==== Data ====
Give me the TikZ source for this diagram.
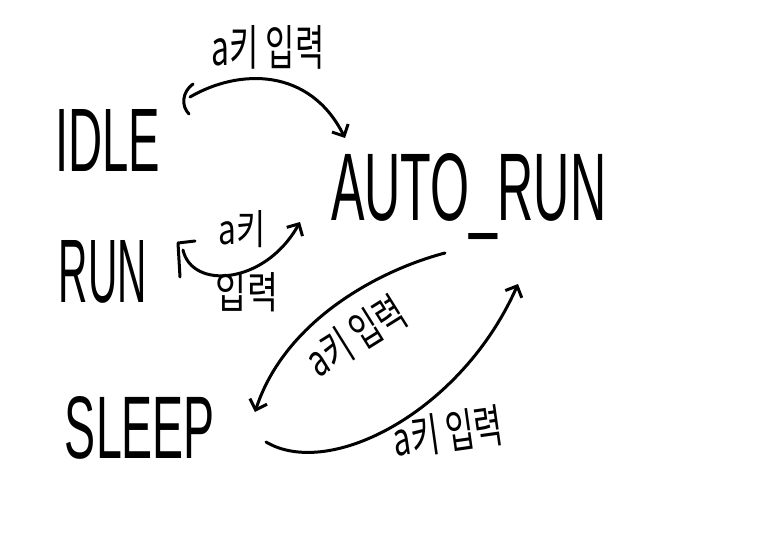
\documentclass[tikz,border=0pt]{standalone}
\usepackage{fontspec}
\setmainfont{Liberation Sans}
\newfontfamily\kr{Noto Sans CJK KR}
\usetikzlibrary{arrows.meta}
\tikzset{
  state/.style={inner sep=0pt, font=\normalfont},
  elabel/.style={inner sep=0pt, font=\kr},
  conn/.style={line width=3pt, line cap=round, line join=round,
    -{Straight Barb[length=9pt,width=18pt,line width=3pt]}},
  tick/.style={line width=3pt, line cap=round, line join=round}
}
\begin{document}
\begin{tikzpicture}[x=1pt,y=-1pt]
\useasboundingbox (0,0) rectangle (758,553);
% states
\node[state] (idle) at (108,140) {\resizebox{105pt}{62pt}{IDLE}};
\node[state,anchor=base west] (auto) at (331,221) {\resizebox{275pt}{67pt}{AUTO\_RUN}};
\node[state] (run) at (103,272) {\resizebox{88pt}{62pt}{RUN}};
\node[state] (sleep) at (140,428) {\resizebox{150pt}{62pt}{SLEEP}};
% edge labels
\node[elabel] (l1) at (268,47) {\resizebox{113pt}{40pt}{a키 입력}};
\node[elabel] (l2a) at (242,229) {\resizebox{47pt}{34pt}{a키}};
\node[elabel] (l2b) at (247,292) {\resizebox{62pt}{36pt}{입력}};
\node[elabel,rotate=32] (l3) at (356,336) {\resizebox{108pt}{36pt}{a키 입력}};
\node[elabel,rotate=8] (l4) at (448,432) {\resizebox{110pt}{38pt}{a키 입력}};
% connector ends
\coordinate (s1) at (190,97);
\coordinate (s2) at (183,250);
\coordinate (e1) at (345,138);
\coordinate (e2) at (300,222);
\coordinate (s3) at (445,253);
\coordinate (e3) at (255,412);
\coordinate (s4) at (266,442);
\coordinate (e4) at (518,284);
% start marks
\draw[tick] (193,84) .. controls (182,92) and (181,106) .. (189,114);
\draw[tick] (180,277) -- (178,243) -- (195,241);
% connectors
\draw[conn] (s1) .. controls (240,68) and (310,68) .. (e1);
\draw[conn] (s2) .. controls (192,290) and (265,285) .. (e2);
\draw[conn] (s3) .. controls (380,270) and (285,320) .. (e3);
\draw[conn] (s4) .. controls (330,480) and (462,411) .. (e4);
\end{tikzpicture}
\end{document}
====
## Exercise prompt
In the copy, include no pictures; restate the listing above exactly.

## Correct response
Give me the TikZ source for this diagram.
\documentclass[tikz,border=0pt]{standalone}
\usepackage{fontspec}
\setmainfont{Liberation Sans}
\newfontfamily\kr{Noto Sans CJK KR}
\usetikzlibrary{arrows.meta}
\tikzset{
  state/.style={inner sep=0pt, font=\normalfont},
  elabel/.style={inner sep=0pt, font=\kr},
  conn/.style={line width=3pt, line cap=round, line join=round,
    -{Straight Barb[length=9pt,width=18pt,line width=3pt]}},
  tick/.style={line width=3pt, line cap=round, line join=round}
}
\begin{document}
\begin{tikzpicture}[x=1pt,y=-1pt]
\useasboundingbox (0,0) rectangle (758,553);
% states
\node[state] (idle) at (108,140) {\resizebox{105pt}{62pt}{IDLE}};
\node[state,anchor=base west] (auto) at (331,221) {\resizebox{275pt}{67pt}{AUTO\_RUN}};
\node[state] (run) at (103,272) {\resizebox{88pt}{62pt}{RUN}};
\node[state] (sleep) at (140,428) {\resizebox{150pt}{62pt}{SLEEP}};
% edge labels
\node[elabel] (l1) at (268,47) {\resizebox{113pt}{40pt}{a키 입력}};
\node[elabel] (l2a) at (242,229) {\resizebox{47pt}{34pt}{a키}};
\node[elabel] (l2b) at (247,292) {\resizebox{62pt}{36pt}{입력}};
\node[elabel,rotate=32] (l3) at (356,336) {\resizebox{108pt}{36pt}{a키 입력}};
\node[elabel,rotate=8] (l4) at (448,432) {\resizebox{110pt}{38pt}{a키 입력}};
% connector ends
\coordinate (s1) at (190,97);
\coordinate (s2) at (183,250);
\coordinate (e1) at (345,138);
\coordinate (e2) at (300,222);
\coordinate (s3) at (445,253);
\coordinate (e3) at (255,412);
\coordinate (s4) at (266,442);
\coordinate (e4) at (518,284);
% start marks
\draw[tick] (193,84) .. controls (182,92) and (181,106) .. (189,114);
\draw[tick] (180,277) -- (178,243) -- (195,241);
% connectors
\draw[conn] (s1) .. controls (240,68) and (310,68) .. (e1);
\draw[conn] (s2) .. controls (192,290) and (265,285) .. (e2);
\draw[conn] (s3) .. controls (380,270) and (285,320) .. (e3);
\draw[conn] (s4) .. controls (330,480) and (462,411) .. (e4);
\end{tikzpicture}
\end{document}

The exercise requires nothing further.